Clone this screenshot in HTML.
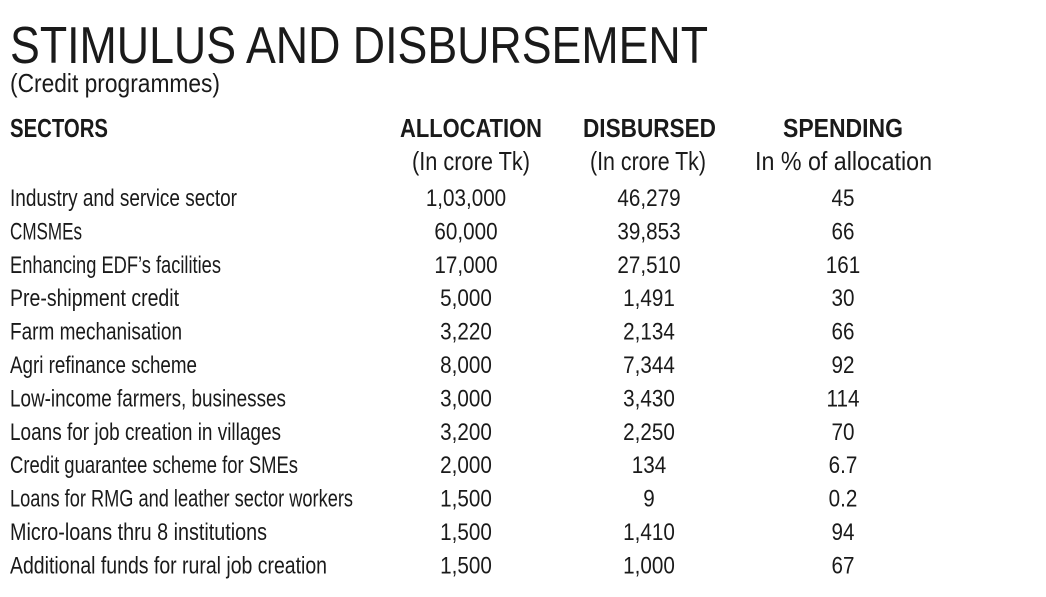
<!DOCTYPE html>
<html><head><meta charset="utf-8"><style>
html,body{margin:0;padding:0;background:#fff;}
svg{display:block;}
text{font-family:"Liberation Sans Narrow","Liberation Sans",sans-serif;fill:#1a1a1a;}
</style></head><body>
<svg width="1046" height="597" viewBox="0 0 1046 597">
<text x="10" y="63" font-size="52" textLength="698" lengthAdjust="spacingAndGlyphs">STIMULUS AND DISBURSEMENT</text>
<text x="10" y="92" font-size="26" textLength="210" lengthAdjust="spacingAndGlyphs">(Credit programmes)</text>
<g font-weight="bold" font-size="26">
<text x="10" y="137" textLength="98" lengthAdjust="spacingAndGlyphs">SECTORS</text>
<text x="400" y="137" textLength="142" lengthAdjust="spacingAndGlyphs">ALLOCATION</text>
<text x="583" y="137" textLength="133" lengthAdjust="spacingAndGlyphs">DISBURSED</text>
<text x="783" y="137" textLength="120" lengthAdjust="spacingAndGlyphs">SPENDING</text>
</g>
<g font-size="26">
<text x="412" y="170" textLength="118" lengthAdjust="spacingAndGlyphs">(In crore Tk)</text>
<text x="590" y="170" textLength="116" lengthAdjust="spacingAndGlyphs">(In crore Tk)</text>
<text x="755" y="170" textLength="177" lengthAdjust="spacingAndGlyphs">In % of allocation</text>
</g>
<g id="rows" font-size="24"></g>
<g id="nums" font-size="24" transform="scale(0.86,1)"></g>
</svg>
<script>
const sectors=["Industry and service sector","CMSMEs","Enhancing EDF’s facilities","Pre-shipment credit","Farm mechanisation","Agri refinance scheme","Low-income farmers, businesses","Loans for job creation in villages","Credit guarantee scheme for SMEs","Loans for RMG and leather sector workers","Micro-loans thru 8 institutions","Additional funds for rural job creation"];
const allocation=["1,03,000","60,000","17,000","5,000","3,220","8,000","3,000","3,200","2,000","1,500","1,500","1,500"];
const disbursed=["46,279","39,853","27,510","1,491","2,134","7,344","3,430","2,250","134","9","1,410","1,000"];
const spending=["45","66","161","30","66","92","114","70","6.7","0.2","94","67"];
const nameWidths=[227,72,211,169,172,187,276,271,288,343,257,317];
const g=document.getElementById('rows');
const gn=document.getElementById('nums');
const NS='http://www.w3.org/2000/svg';
const SX=0.86;
function t(par,x,y,s,anchor,w){const e=document.createElementNS(NS,'text');e.setAttribute('x',x);e.setAttribute('y',y);e.textContent=s;if(anchor)e.setAttribute('text-anchor',anchor);if(w){e.setAttribute('textLength',w);e.setAttribute('lengthAdjust','spacingAndGlyphs');}par.appendChild(e);return e;}
sectors.forEach((s,i)=>{
 const y=206+i*33.4;
 let e=t(g,10,y,s,null,nameWidths[i]);
 
 
 e=t(gn,466/SX,y,allocation[i],'middle');
 
 
 e=t(gn,649/SX,y,disbursed[i],'middle');
 
 
 e=t(gn,843/SX,y,spending[i],'middle');
 
 
});
</script>
</body></html>
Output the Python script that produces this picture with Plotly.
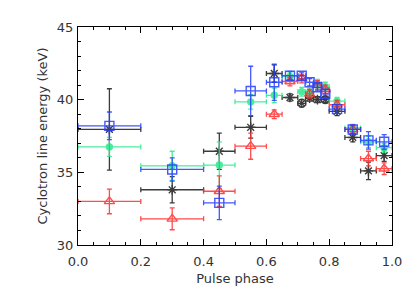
import plotly.graph_objects as go

phase = [0.1, 0.3, 0.45, 0.55, 0.625, 0.675, 0.7125, 0.7375, 0.7625, 0.7875, 0.825, 0.875, 0.925, 0.975]
phase_err = [0.1, 0.1, 0.05, 0.05, 0.025, 0.025, 0.0125, 0.0125, 0.0125, 0.0125, 0.025, 0.025, 0.025, 0.025]

black_e = [37.95, 33.8, 36.45, 38.1, 41.8, 40.15, 39.75, 40.1, 40.0, 40.0, 39.2, 37.4, 35.1, 36.15]
black_err = [2.8, 0.9, 1.25, 0.75, 0.6, 0.25, 0.25, 0.2, 0.2, 0.2, 0.3, 0.3, 0.6, 0.4]

blue_e = [38.2, 35.2, 32.9, 40.6, 41.2, 41.65, 41.65, 41.2, 40.85, 40.4, 39.35, 37.95, 37.2, 37.1]
blue_err = [0.95, 0.8, 1.15, 1.7, 1.25, 0.3, 0.25, 0.25, 0.25, 0.3, 0.3, 0.3, 0.6, 0.5]

green_e = [36.75, 35.45, 35.5, 39.85, 40.3, 41.6, 40.55, 40.5, 41.1, 40.9, 39.9, 38.05, 37.1, 36.7]
green_err = [0.65, 1.0, 1.6, 0.5, 0.5, 0.3, 0.3, 0.3, 0.3, 0.3, 0.25, 0.25, 0.4, 0.3]

red_e = [33.0, 31.8, 33.7, 36.8, 39.0, 41.25, 41.45, 40.4, 41.0, 40.7, 39.65, 37.95, 35.95, 35.25]
red_err = [0.85, 0.75, 1.05, 0.9, 0.3, 0.3, 0.3, 0.3, 0.3, 0.3, 0.3, 0.3, 0.5, 0.4]

black_sym = ["asterisk-open"] * len(phase)
black_sym[6] = "circle-x-open"
black_sym[9] = "circle-x-open"

series = [
    ("black", black_e, black_err, "rgb(25,25,25)", black_sym, 8),
    ("green", green_e, green_err, "rgb(40,235,140)", "circle", 6),
    ("red", red_e, red_err, "rgb(255,45,45)", "triangle-up-open", 9),
    ("blue", blue_e, blue_err, "rgb(35,60,255)", "square-open", 9),
]

fig = go.Figure()
for name, e, err, col, sym, size in series:
    fig.add_trace(go.Scatter(
        x=phase, y=e, mode="markers", name=name,
        marker=dict(symbol=sym, size=size, color=col,
                    line=dict(color=col, width=1.4)),
        error_x=dict(type="data", array=phase_err, color=col, thickness=1.3, width=2.5),
        error_y=dict(type="data", array=err, color=col, thickness=1.3, width=2.5),
        opacity=0.85,
        showlegend=False,
    ))

axis_font = dict(family="DejaVu Sans, Arial, sans-serif", size=13, color="#333")
fig.update_layout(
    width=407, height=289,
    margin=dict(l=70, r=23, t=17, b=52),
    paper_bgcolor="white", plot_bgcolor="white",
    font=axis_font,
    xaxis=dict(range=[0, 1], dtick=0.2, tickformat=".1f",
               ticks="inside", ticklen=6, tickcolor="black", ticklabelstandoff=4,
               showline=True, linecolor="black", linewidth=1, mirror="allticks",
               showgrid=False, zeroline=False,
               minor=dict(ticks="inside", dtick=0.05, ticklen=3, tickcolor="black", showgrid=False),
               title=dict(text="Pulse phase", font=axis_font, standoff=6)),
    yaxis=dict(range=[30, 45], dtick=5,
               ticks="inside", ticklen=6, tickcolor="black", ticklabelstandoff=1,
               showline=True, linecolor="black", linewidth=1, mirror="allticks",
               showgrid=False, zeroline=False,
               minor=dict(ticks="inside", dtick=1, ticklen=3, tickcolor="black", showgrid=False),
               title=dict(text="Cyclotron line energy (keV)", font=axis_font, standoff=6)),
)

fig.write_html("out.html")
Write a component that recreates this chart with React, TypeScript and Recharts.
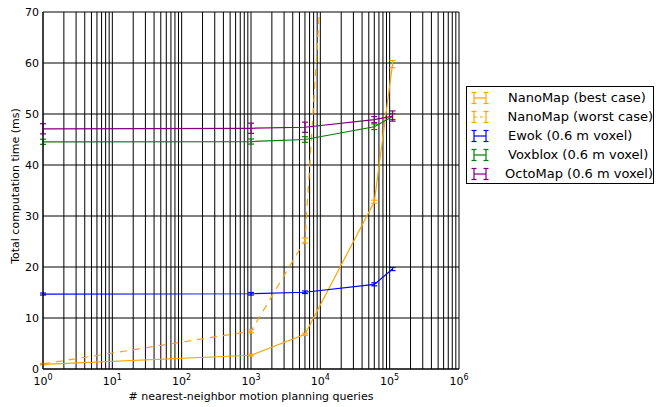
======
• _AIM OF THE TASK_
Everything from the line with "Output the Python" down to the line with "import plotly.graph_objects as go" in the data above should be copied exactly, with both end lines kept and the pictures left out.

• _CORRECT RESULT_
Output the Python script that produces this picture with Plotly.
import plotly.graph_objects as go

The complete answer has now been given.